***** DATA LINES *****

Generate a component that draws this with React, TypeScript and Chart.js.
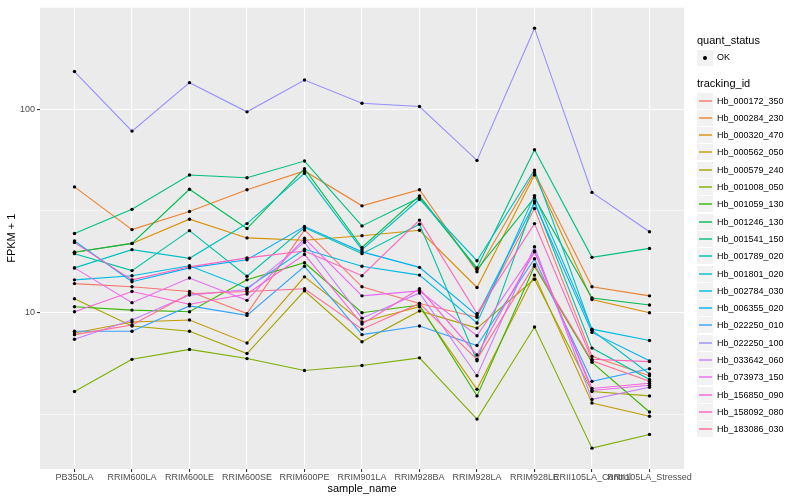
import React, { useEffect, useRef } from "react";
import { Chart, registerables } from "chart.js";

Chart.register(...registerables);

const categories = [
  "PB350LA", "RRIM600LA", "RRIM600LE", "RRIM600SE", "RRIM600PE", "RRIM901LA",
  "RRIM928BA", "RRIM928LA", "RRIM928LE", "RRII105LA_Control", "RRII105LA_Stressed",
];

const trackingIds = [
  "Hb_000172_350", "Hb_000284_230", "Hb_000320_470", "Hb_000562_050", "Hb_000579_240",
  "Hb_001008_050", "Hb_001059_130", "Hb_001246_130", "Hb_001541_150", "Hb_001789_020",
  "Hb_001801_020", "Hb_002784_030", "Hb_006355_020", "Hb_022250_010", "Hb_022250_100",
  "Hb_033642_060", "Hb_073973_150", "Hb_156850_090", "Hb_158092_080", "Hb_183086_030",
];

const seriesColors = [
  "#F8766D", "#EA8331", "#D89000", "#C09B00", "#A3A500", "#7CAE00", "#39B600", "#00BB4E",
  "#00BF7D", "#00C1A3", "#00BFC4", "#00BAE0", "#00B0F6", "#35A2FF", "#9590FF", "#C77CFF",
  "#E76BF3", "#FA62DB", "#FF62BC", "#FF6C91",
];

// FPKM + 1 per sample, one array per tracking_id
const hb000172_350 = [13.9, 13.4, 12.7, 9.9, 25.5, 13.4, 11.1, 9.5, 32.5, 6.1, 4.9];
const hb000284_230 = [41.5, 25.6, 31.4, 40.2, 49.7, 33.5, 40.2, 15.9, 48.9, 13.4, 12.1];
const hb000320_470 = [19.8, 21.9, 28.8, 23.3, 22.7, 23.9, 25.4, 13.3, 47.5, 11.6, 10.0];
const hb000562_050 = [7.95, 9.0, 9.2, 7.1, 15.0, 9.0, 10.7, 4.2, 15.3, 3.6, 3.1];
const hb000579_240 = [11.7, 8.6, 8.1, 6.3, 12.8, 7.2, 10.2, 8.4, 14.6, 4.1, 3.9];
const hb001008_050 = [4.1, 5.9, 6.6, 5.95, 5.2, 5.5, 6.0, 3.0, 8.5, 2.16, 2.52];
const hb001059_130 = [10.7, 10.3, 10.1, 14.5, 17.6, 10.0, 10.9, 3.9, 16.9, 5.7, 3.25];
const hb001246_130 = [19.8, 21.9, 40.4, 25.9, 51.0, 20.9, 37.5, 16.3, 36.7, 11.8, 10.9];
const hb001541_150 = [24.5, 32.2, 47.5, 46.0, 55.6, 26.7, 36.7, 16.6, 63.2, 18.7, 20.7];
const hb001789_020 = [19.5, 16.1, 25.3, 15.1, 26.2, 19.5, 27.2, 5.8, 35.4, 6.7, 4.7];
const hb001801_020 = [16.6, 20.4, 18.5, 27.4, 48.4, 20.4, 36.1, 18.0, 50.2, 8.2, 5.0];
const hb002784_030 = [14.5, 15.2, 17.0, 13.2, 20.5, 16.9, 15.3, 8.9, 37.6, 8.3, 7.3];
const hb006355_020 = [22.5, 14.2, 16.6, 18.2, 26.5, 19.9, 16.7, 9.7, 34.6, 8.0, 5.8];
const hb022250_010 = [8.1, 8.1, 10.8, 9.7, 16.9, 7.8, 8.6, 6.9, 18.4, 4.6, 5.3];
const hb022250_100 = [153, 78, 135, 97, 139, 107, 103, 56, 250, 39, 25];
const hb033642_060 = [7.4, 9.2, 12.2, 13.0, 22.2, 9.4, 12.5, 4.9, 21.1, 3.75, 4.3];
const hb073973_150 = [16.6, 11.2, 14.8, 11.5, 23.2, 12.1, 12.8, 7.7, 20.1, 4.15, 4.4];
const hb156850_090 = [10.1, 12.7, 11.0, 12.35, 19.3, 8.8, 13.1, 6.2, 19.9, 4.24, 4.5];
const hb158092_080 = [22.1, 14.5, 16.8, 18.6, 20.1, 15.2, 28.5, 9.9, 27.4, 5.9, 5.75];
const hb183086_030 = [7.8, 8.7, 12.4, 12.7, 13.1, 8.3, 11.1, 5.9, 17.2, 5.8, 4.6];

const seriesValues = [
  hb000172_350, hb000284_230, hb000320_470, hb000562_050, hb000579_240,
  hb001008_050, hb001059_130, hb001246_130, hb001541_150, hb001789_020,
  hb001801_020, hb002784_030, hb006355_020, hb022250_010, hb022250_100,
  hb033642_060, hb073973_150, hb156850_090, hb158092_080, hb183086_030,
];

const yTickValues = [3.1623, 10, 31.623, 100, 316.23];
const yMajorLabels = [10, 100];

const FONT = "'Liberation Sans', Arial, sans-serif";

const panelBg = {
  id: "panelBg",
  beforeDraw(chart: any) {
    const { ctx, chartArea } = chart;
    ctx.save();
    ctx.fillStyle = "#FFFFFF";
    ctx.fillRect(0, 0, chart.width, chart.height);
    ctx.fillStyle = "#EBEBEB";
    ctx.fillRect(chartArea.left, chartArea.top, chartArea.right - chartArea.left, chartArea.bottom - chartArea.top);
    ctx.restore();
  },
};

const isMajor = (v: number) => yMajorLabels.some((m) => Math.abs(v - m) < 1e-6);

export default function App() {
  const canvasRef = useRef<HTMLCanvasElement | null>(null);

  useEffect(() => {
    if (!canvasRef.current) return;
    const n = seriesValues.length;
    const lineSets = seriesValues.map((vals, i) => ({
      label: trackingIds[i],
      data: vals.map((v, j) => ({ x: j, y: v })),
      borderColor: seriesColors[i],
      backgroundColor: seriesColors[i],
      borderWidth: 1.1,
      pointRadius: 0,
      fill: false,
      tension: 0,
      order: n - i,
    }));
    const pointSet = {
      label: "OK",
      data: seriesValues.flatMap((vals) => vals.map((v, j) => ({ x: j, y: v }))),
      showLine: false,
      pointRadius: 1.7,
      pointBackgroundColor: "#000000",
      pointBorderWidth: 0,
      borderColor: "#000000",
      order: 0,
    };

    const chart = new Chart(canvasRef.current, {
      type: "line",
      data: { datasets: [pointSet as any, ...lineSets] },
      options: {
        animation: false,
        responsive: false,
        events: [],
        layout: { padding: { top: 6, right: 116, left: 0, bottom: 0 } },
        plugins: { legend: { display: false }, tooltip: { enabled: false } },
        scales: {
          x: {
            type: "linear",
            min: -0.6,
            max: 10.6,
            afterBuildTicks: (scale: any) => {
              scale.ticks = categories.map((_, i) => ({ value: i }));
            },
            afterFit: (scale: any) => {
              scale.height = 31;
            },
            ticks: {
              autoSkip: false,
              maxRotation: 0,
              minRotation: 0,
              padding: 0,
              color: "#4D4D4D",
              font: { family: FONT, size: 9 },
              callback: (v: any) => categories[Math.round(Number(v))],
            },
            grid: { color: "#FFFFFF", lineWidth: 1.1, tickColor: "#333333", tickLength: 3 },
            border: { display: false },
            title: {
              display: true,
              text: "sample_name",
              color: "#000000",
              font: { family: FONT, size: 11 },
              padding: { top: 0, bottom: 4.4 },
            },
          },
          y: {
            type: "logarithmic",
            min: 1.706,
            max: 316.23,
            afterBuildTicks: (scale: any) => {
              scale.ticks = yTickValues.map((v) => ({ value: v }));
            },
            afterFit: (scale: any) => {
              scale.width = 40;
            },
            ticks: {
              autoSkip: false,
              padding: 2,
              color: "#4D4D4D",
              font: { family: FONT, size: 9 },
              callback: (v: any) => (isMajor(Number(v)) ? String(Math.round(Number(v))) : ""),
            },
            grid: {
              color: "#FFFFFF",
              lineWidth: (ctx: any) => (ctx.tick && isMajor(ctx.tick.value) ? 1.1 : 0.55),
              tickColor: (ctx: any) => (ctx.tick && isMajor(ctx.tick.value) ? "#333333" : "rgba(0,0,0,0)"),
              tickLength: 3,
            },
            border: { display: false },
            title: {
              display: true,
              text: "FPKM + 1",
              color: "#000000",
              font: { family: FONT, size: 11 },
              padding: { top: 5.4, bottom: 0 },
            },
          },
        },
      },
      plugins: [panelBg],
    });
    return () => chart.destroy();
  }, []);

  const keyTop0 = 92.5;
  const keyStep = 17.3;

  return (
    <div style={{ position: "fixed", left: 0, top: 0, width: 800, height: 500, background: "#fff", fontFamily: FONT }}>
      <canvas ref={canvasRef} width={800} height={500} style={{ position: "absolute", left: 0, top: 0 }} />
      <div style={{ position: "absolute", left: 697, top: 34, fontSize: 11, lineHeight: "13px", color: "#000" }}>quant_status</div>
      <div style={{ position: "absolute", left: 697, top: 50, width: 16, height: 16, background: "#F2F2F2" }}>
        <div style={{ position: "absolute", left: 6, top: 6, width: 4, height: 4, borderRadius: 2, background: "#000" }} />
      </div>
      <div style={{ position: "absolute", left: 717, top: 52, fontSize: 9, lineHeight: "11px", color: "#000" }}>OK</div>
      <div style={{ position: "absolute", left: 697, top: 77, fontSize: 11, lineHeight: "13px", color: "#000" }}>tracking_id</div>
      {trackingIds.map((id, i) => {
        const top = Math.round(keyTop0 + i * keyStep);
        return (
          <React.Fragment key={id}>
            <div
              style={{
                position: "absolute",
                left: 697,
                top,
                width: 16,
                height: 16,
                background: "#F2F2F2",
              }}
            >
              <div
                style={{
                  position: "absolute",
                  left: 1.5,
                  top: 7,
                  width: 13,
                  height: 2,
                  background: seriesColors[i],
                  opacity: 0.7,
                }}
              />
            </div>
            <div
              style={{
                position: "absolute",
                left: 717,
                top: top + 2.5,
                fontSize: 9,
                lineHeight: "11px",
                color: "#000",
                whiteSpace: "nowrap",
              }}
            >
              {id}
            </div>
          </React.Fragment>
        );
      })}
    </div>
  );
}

*****

● **THE PROBLEM**: Pictures stay out. Repeat only the lines from the beginning of the data through the line that has "Chart.register(...registerables);".

● **CORRECT RESULT**:
Generate a component that draws this with React, TypeScript and Chart.js.
import React, { useEffect, useRef } from "react";
import { Chart, registerables } from "chart.js";

Chart.register(...registerables);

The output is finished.